David French, New York Times writer, took a trip to Kiev, Ukraine in May 2023. The experience changed his life. He received “a dose of perspective that I didn’t know I needed.”
Perspective is as good as smelling salts.
15 months ago, Russian aggression took on a new form of evil with the unprovoked invasion of Ukraine. Throughout this war, the unshakeable resilience of the Ukrainian people is on display. Ironically, some politicians and social media influencers have advanced the narrative that Ukraine is the villain and Putin is the champion of Christian values.
The invasion caused the greatest humanitarian crisis in Europe since the Second World War. Ukrainian cities leveled. Terror attacks. The UN estimates 26,000 civilian casualties. The estimate is likely low. 354,000 Ukrainian and Russian troops were killed or injured as of April 2023. Europe’s deadliest conflict since WW2 is projected to last well beyond 2023.
French provided an eyewitness account of the atrocities, including what it is like to survive the terror of a hypersonic missile attack by the Russians.

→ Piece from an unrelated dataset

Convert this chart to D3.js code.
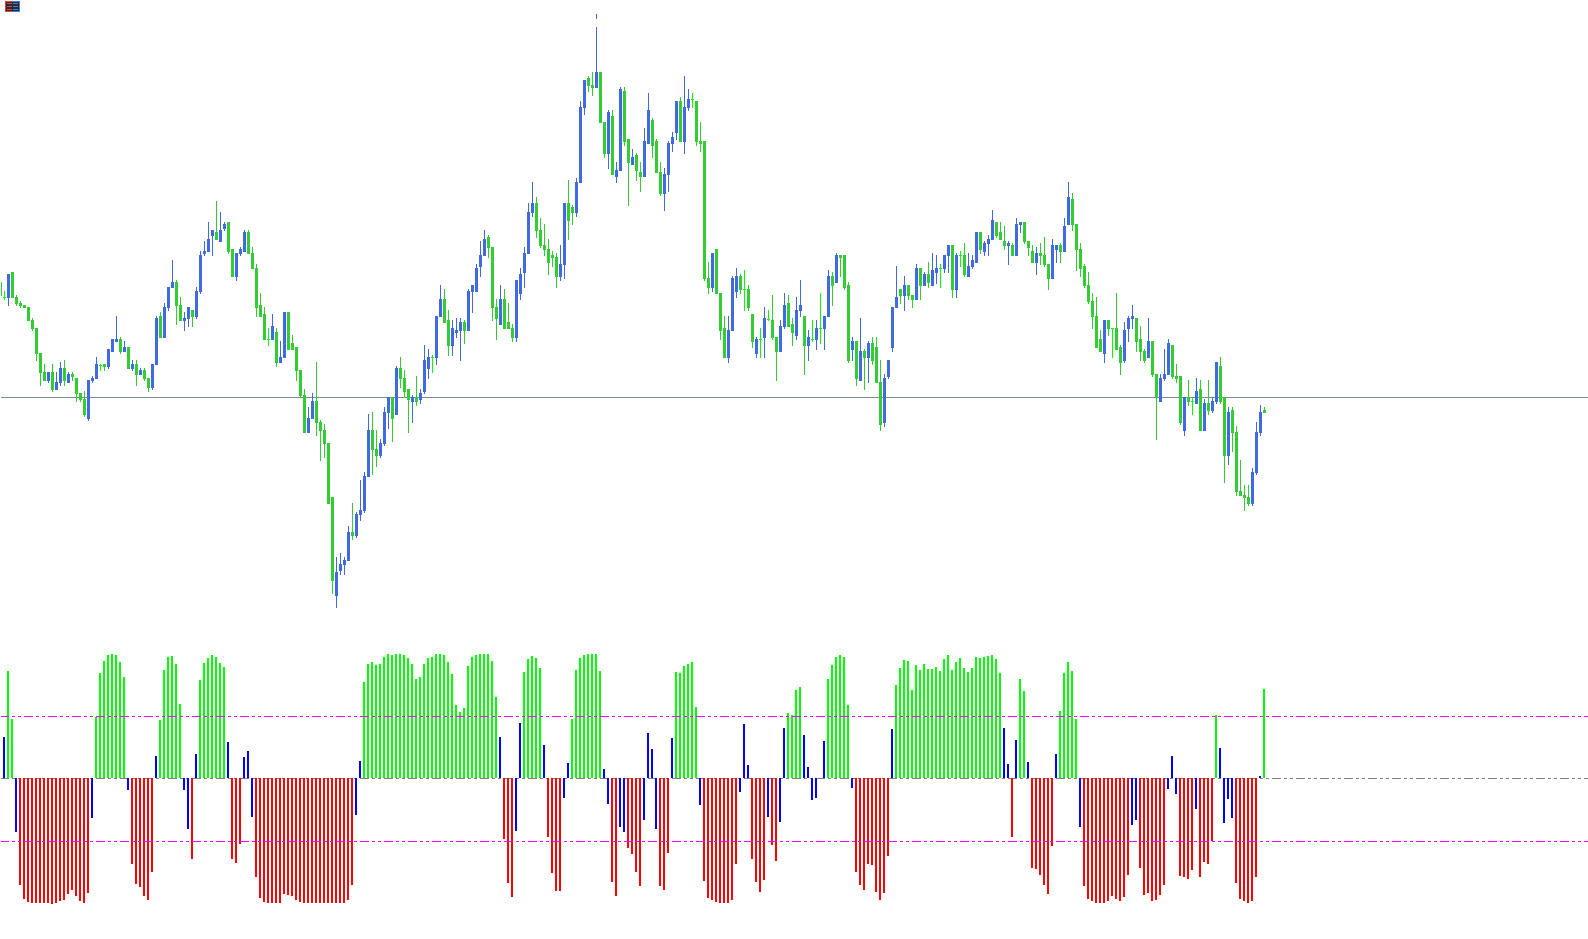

He talked about the physical, emotional, and spiritual toll of the war on the Ukrainian people and Russian war crimes. French said he came back different. Not just with different thoughts but different in his being. His time in Ukraine reminded him about standing guard against evil. Listen to his story on the Good Faith podcast.
The closest I came to David’s experience resulted from short-term mission trips to Siberia, Zimbabwe, and Thailand.
The people we encountered shape us to this day. We’re vigilant about gratitude and stress less over our perceived hardships. And we treasure cold, clean, fresh water.
In 2003 when Jocelyn and I returned home from visiting HIV/AIDS orphanages in Africa I made a remark on a Sunday about worship. How our biggest battles are over hymns or choruses while African children battle poverty and death. Someone took to me to task because “worship is our battle.” I got it. I get it now. It’s whats in front of us that matters. Maybe we should get some different stuff in front of us.
Perspective completely trivializes some of our cultural battles. Who’s angry at who, who’s being cancelled. Why is there an online protest about Bud Lite and t-shirts stocked at Target.
We may be so far removed in Wildrose country that we’re oblivious to the historic impacts of Russia’s invasion of Ukraine and the massive suffering as a result. This war will be talked about in 100 years from now. And we are only on the leading edge of the outcomes. The war is the most consequential thing happening in the world today. Alberta is not beyond the ripples.
There is evil in this world. Pondering the reality of the Ukraine war can give us better perspective.
To stand guard against evil is an absolutely, underappreciated aspect of Christian values.
All of us could use a dose of perspective that we didn’t know we needed.